-- Dataset section start --

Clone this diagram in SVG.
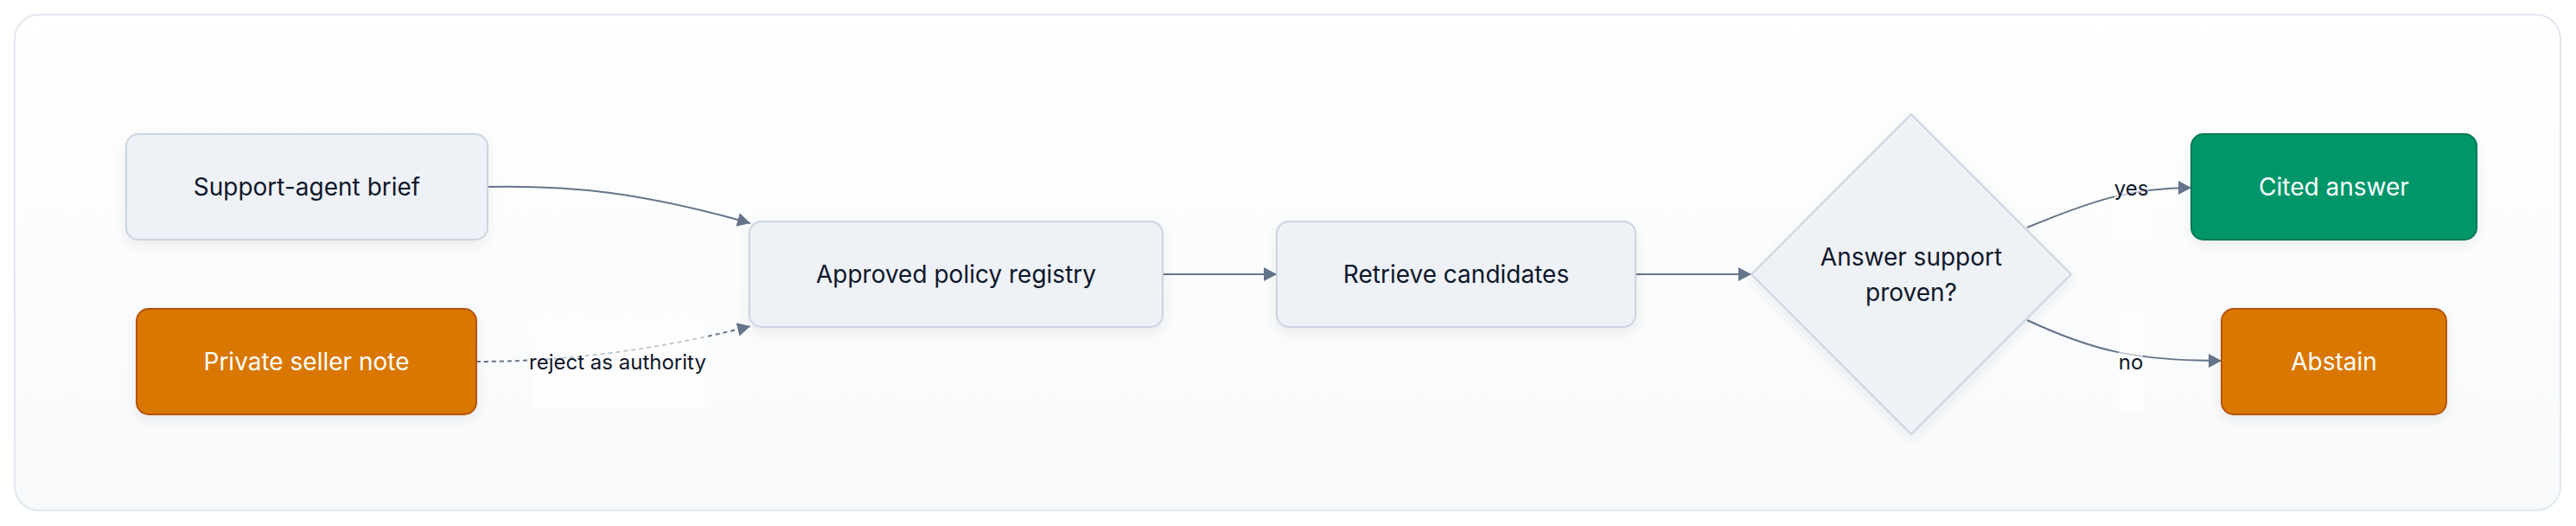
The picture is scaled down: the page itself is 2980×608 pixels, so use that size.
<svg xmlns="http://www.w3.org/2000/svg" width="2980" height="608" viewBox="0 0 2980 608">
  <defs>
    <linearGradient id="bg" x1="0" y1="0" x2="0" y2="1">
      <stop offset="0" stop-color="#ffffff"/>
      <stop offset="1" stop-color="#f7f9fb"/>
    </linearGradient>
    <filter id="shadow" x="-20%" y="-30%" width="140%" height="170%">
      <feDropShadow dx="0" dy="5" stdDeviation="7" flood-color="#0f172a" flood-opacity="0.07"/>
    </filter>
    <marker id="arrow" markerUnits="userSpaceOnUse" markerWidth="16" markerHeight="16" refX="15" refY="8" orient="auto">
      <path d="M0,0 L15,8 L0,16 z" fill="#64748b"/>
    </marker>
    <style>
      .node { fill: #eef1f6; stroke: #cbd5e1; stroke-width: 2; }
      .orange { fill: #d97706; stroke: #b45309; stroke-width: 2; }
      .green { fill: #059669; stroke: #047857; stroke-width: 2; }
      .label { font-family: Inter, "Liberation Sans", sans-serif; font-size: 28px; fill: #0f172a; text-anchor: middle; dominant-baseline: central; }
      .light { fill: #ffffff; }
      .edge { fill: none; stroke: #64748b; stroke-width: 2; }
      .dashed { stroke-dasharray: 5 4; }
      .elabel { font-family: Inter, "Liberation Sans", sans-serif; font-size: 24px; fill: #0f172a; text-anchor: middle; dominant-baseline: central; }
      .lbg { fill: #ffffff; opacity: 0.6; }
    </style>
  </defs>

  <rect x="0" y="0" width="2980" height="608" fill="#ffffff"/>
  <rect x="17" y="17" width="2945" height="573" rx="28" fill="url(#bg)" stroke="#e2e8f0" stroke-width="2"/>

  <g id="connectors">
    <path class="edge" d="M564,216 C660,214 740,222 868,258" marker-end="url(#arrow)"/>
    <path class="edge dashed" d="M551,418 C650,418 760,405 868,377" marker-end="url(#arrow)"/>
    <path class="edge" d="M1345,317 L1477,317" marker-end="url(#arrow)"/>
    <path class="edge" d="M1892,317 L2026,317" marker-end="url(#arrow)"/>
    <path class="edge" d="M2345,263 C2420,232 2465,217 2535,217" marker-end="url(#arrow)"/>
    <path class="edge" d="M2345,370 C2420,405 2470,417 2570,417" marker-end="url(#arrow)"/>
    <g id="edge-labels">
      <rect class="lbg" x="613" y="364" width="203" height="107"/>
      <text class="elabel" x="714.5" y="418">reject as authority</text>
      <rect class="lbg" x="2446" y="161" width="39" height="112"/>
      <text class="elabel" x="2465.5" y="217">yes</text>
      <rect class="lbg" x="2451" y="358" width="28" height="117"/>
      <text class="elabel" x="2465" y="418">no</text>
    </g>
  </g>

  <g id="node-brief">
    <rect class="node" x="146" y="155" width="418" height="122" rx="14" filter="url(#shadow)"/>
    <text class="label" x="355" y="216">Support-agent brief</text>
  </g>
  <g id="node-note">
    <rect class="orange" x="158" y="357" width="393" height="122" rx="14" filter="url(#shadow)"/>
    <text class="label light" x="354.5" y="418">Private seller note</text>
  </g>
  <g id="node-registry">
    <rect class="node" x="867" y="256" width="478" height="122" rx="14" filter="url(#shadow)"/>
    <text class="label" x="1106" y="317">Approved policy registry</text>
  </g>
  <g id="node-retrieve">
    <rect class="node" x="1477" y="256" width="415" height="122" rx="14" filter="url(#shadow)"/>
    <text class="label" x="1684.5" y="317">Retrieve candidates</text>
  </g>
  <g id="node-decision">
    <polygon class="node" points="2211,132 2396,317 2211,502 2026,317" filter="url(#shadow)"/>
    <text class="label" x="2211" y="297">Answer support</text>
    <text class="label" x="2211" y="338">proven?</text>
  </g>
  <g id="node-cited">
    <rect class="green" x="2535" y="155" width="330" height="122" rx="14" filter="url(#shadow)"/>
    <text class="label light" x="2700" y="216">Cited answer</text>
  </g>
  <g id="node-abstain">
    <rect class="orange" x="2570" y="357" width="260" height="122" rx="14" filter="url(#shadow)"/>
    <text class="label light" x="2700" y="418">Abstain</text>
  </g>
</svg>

-- Dataset section end --

● **The problem**
Go through the listing above and write it all out exactly, leaving out any picture.

● **The solution**
Clone this diagram in SVG.
The picture is scaled down: the page itself is 2980×608 pixels, so use that size.
<svg xmlns="http://www.w3.org/2000/svg" width="2980" height="608" viewBox="0 0 2980 608">
  <defs>
    <linearGradient id="bg" x1="0" y1="0" x2="0" y2="1">
      <stop offset="0" stop-color="#ffffff"/>
      <stop offset="1" stop-color="#f7f9fb"/>
    </linearGradient>
    <filter id="shadow" x="-20%" y="-30%" width="140%" height="170%">
      <feDropShadow dx="0" dy="5" stdDeviation="7" flood-color="#0f172a" flood-opacity="0.07"/>
    </filter>
    <marker id="arrow" markerUnits="userSpaceOnUse" markerWidth="16" markerHeight="16" refX="15" refY="8" orient="auto">
      <path d="M0,0 L15,8 L0,16 z" fill="#64748b"/>
    </marker>
    <style>
      .node { fill: #eef1f6; stroke: #cbd5e1; stroke-width: 2; }
      .orange { fill: #d97706; stroke: #b45309; stroke-width: 2; }
      .green { fill: #059669; stroke: #047857; stroke-width: 2; }
      .label { font-family: Inter, "Liberation Sans", sans-serif; font-size: 28px; fill: #0f172a; text-anchor: middle; dominant-baseline: central; }
      .light { fill: #ffffff; }
      .edge { fill: none; stroke: #64748b; stroke-width: 2; }
      .dashed { stroke-dasharray: 5 4; }
      .elabel { font-family: Inter, "Liberation Sans", sans-serif; font-size: 24px; fill: #0f172a; text-anchor: middle; dominant-baseline: central; }
      .lbg { fill: #ffffff; opacity: 0.6; }
    </style>
  </defs>

  <rect x="0" y="0" width="2980" height="608" fill="#ffffff"/>
  <rect x="17" y="17" width="2945" height="573" rx="28" fill="url(#bg)" stroke="#e2e8f0" stroke-width="2"/>

  <g id="connectors">
    <path class="edge" d="M564,216 C660,214 740,222 868,258" marker-end="url(#arrow)"/>
    <path class="edge dashed" d="M551,418 C650,418 760,405 868,377" marker-end="url(#arrow)"/>
    <path class="edge" d="M1345,317 L1477,317" marker-end="url(#arrow)"/>
    <path class="edge" d="M1892,317 L2026,317" marker-end="url(#arrow)"/>
    <path class="edge" d="M2345,263 C2420,232 2465,217 2535,217" marker-end="url(#arrow)"/>
    <path class="edge" d="M2345,370 C2420,405 2470,417 2570,417" marker-end="url(#arrow)"/>
    <g id="edge-labels">
      <rect class="lbg" x="613" y="364" width="203" height="107"/>
      <text class="elabel" x="714.5" y="418">reject as authority</text>
      <rect class="lbg" x="2446" y="161" width="39" height="112"/>
      <text class="elabel" x="2465.5" y="217">yes</text>
      <rect class="lbg" x="2451" y="358" width="28" height="117"/>
      <text class="elabel" x="2465" y="418">no</text>
    </g>
  </g>

  <g id="node-brief">
    <rect class="node" x="146" y="155" width="418" height="122" rx="14" filter="url(#shadow)"/>
    <text class="label" x="355" y="216">Support-agent brief</text>
  </g>
  <g id="node-note">
    <rect class="orange" x="158" y="357" width="393" height="122" rx="14" filter="url(#shadow)"/>
    <text class="label light" x="354.5" y="418">Private seller note</text>
  </g>
  <g id="node-registry">
    <rect class="node" x="867" y="256" width="478" height="122" rx="14" filter="url(#shadow)"/>
    <text class="label" x="1106" y="317">Approved policy registry</text>
  </g>
  <g id="node-retrieve">
    <rect class="node" x="1477" y="256" width="415" height="122" rx="14" filter="url(#shadow)"/>
    <text class="label" x="1684.5" y="317">Retrieve candidates</text>
  </g>
  <g id="node-decision">
    <polygon class="node" points="2211,132 2396,317 2211,502 2026,317" filter="url(#shadow)"/>
    <text class="label" x="2211" y="297">Answer support</text>
    <text class="label" x="2211" y="338">proven?</text>
  </g>
  <g id="node-cited">
    <rect class="green" x="2535" y="155" width="330" height="122" rx="14" filter="url(#shadow)"/>
    <text class="label light" x="2700" y="216">Cited answer</text>
  </g>
  <g id="node-abstain">
    <rect class="orange" x="2570" y="357" width="260" height="122" rx="14" filter="url(#shadow)"/>
    <text class="label light" x="2700" y="418">Abstain</text>
  </g>
</svg>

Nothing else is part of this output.